I don’t have an issue with any of these initiatives (although I would certainly quibble with the notion of characterizing them as “initiatives,” as that suggests they are something new; FINRA (or NASD) have supposedly focused on these same sorts of things before). They are sensible, and no one could reasonably argue that paying particular attention to reps who have already demonstrated a proclivity for misconduct is time ill spent. But, what does bother me is this notion that somehow, all of this happened in some clandestine manner, hidden from FINRA which, like Captain Renault in Casablanca, is now shocked – shocked – to learn that there are registered reps out there with multiple disclosures on their U-4s. The simple fact is that FINRA has always known it, but has never bothered to do anything about it.
Indulge me for a second as I travel back in time: I joined NASD in 1993 as an attorney in its Enforcement Department, after having spent ten years in private practice defending BDs. When I first got there, I had fun looking up my former clients on CRD, and it became abundantly clear that some of them had quite the regulatory history. Yet, there they were, still registered, still selling and earning. Nothing changed a few years later when I became the Director of NASD’s Atlanta office. Every examiner in my office District knew exactly the firms that had reputations for hiring reps with “dings” on their records, but there was nothing to be done about it, apart from conducting very thorough exams.

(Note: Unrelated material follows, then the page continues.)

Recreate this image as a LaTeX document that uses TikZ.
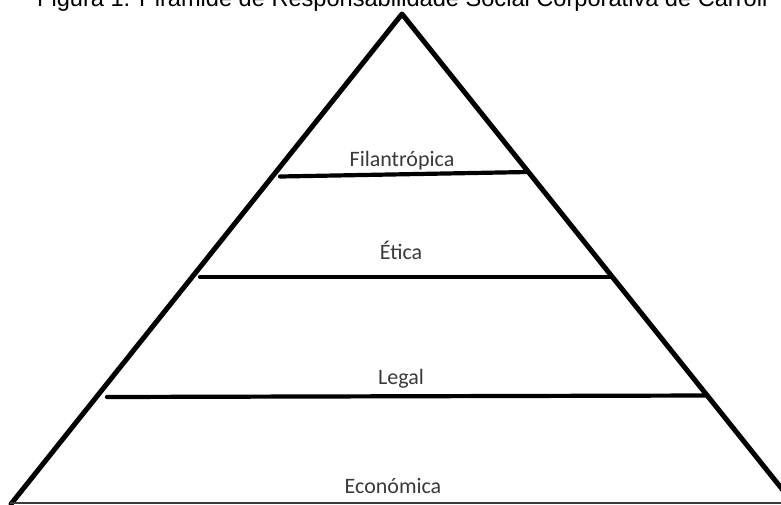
\documentclass[tikz,border=0pt]{standalone}
\usepackage{fontspec}
\setmainfont{Carlito}
\newfontfamily\titlefont{Liberation Sans}
\definecolor{labelgray}{HTML}{3A3A3A}
\tikzset{
  side/.style={line width=5pt,line join=round,line cap=round},
  divider/.style={line width=4.2pt,line cap=round},
  tier/.style={font=\fontsize{22}{24}\selectfont,text=labelgray,anchor=base,inner sep=0pt},
}
\begin{document}
\begin{tikzpicture}[x=1pt,y=-1pt]
\useasboundingbox (0,0) rectangle (781,504);
\clip (0,0) rectangle (781,504);
\fill[white] (0,0) rectangle (781,504);
% caption, cut by the top edge
\node[anchor=base west,inner sep=0pt,font=\titlefont\fontsize{23.6}{26}\selectfont] (caption)
  at (37,6) {Figura 1. Pirâmide de Responsabilidade Social Corporativa de Carroll};
% pyramid
\coordinate (apex) at (402,14);
\coordinate (baseL) at (11,504);
\coordinate (baseR) at (794,504);
\draw[side] (baseL) -- (apex) -- (baseR);
\draw[labelgray,line width=2pt] (10,502.5) -- (781,502.5);
% levels
\draw[divider] (280,176.5) -- (528,172);
\draw[divider] (200,277) -- (610,277);
\draw[divider] (107,397) -- (707,395.5);
\node[tier] (filan) at (402,166) {Filantrópica};
\node[tier] (etica) at (401,259) {Ética};
\node[tier] (legal) at (401,384) {Legal};
\node[tier] (econ) at (393,493) {Económica};
\end{tikzpicture}
\end{document}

Over the years, FINRA has attempted every once in a while to pass some rule designed to reduce recidivism, but has never gotten very far. Remember this golden oldie from 2003, when FINRA proposed a rule that would require heightened supervision on reps with more than a specified number of customer complaints, etc.? Well, it died on the vine. But the point is, 14 years ago, NASD was abundantly aware of the fact that there were reps out there with “long regulatory record[s], . . . a history of customer complaints, disciplinary actions involving customer harm, or adverse arbitrations,” and that such reps presented “higher risk[s]” to investors. For FINRA now to suggest that this is a new problem, or that the industry is somehow at fault, or that FINRA itself is powerless to address it, is just wrong.

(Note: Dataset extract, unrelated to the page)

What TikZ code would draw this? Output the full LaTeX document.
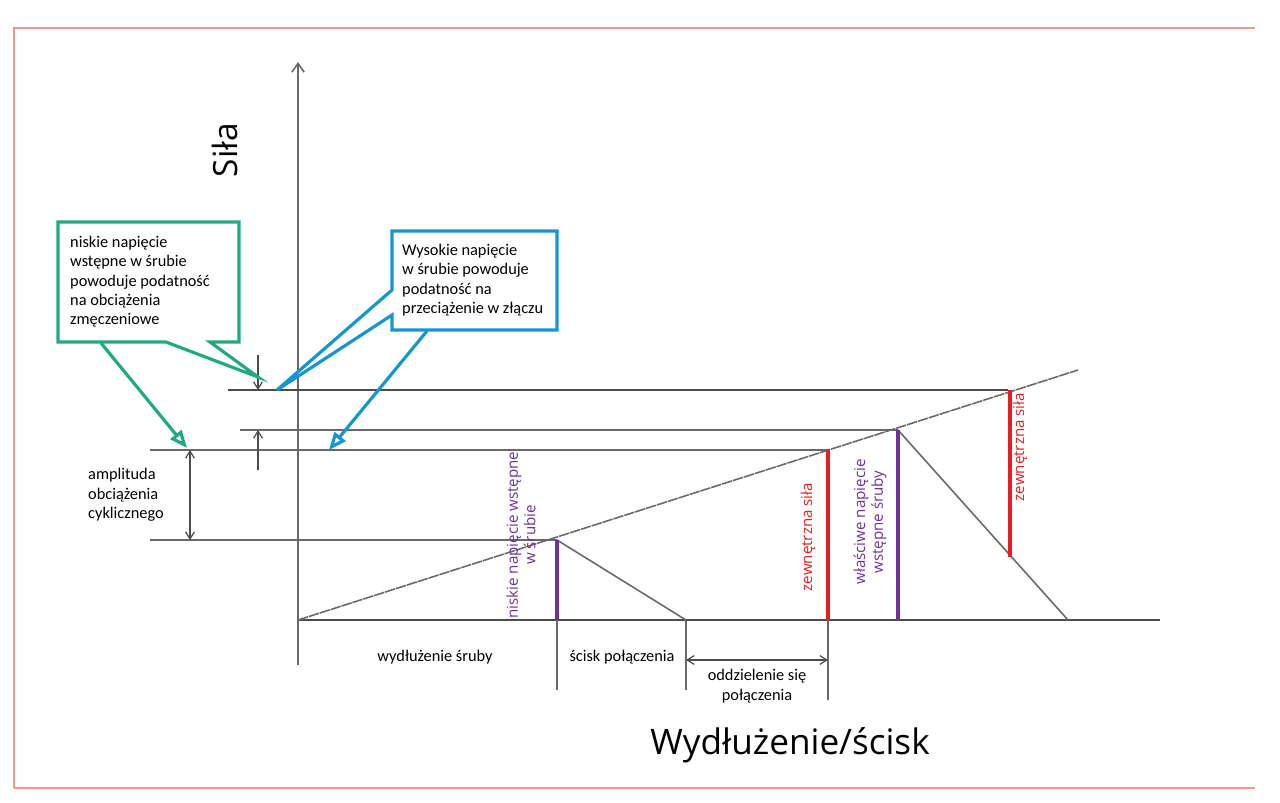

Look, I am not advocating that FINRA create a rule that makes firms unable to hire individuals with disclosures on their U-4s. Many of my clients over the years made stupid mistakes that resulted in some disciplinary action, but they learned from their errors and are now solid, productive reps providing quality advice to their investor clients, and representing no risks to anyone. I mean, the core philosophy behind FINRA’s Enforcement process is that it is remedial, not punitive. Barring people with “dings” from working in the industry would be senseless overkill and clearly punitive. So, unless and until FINRA passes a rule against hiring a “recidivist” with some real teeth in it – which doesn’t look like it will ever happen – it should stop pointing fingers at its member firms, and consider that it has no one to blame for this situation but itself.